Go through the material below and count the lines with the string "this"; the number is the whole answer.

ENTRIES SUPPLIED

▬▬▬▬▬▬

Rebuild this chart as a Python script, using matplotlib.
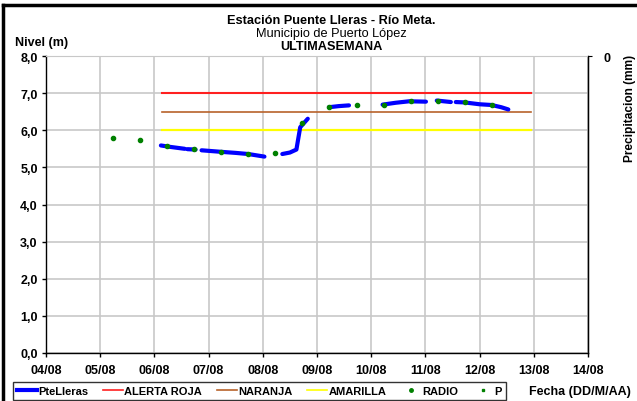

▬▬▬▬▬▬

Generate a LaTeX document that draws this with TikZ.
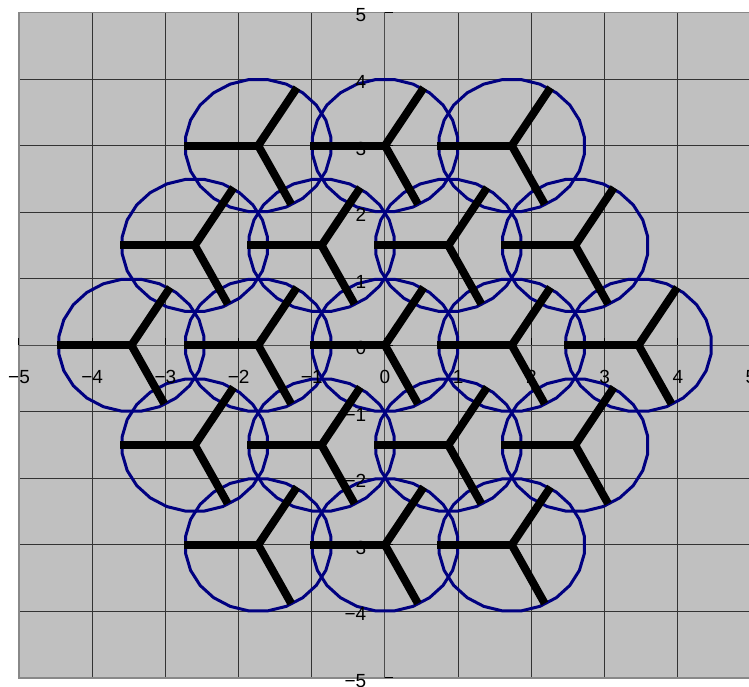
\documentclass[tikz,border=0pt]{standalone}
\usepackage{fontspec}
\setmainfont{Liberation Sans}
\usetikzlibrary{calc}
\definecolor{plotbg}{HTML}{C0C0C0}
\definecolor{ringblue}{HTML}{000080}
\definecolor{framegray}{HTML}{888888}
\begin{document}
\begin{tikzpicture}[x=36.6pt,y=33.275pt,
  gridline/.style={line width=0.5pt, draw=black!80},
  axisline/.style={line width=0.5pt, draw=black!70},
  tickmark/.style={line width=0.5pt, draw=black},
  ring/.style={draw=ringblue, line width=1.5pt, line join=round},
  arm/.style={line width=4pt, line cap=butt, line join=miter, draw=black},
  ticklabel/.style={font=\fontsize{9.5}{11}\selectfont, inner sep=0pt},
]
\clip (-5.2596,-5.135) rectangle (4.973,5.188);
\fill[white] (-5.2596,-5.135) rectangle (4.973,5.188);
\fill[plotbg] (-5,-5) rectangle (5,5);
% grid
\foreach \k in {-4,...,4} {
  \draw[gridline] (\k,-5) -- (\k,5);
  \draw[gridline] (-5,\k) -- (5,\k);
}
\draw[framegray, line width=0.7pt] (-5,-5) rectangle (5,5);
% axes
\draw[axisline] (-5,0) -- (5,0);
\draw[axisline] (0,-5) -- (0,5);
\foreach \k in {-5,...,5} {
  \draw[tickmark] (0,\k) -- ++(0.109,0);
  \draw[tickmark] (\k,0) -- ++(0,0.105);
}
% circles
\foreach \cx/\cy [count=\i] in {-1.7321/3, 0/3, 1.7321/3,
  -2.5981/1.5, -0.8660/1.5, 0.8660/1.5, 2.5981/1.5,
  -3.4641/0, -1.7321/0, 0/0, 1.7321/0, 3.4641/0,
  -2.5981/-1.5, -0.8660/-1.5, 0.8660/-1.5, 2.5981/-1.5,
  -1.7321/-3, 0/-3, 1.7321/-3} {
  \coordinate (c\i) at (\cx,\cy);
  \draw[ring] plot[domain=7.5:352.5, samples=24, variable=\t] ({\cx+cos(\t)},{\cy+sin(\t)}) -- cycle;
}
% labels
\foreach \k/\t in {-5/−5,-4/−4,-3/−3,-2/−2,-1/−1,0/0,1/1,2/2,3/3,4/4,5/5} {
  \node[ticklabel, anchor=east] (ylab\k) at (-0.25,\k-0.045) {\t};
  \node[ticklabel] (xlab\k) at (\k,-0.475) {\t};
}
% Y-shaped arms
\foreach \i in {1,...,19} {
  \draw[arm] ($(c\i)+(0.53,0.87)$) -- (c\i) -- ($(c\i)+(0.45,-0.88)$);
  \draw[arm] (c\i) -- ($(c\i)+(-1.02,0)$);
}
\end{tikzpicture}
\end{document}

▬▬▬▬▬▬

ANSWER TO THE PROBLEM
2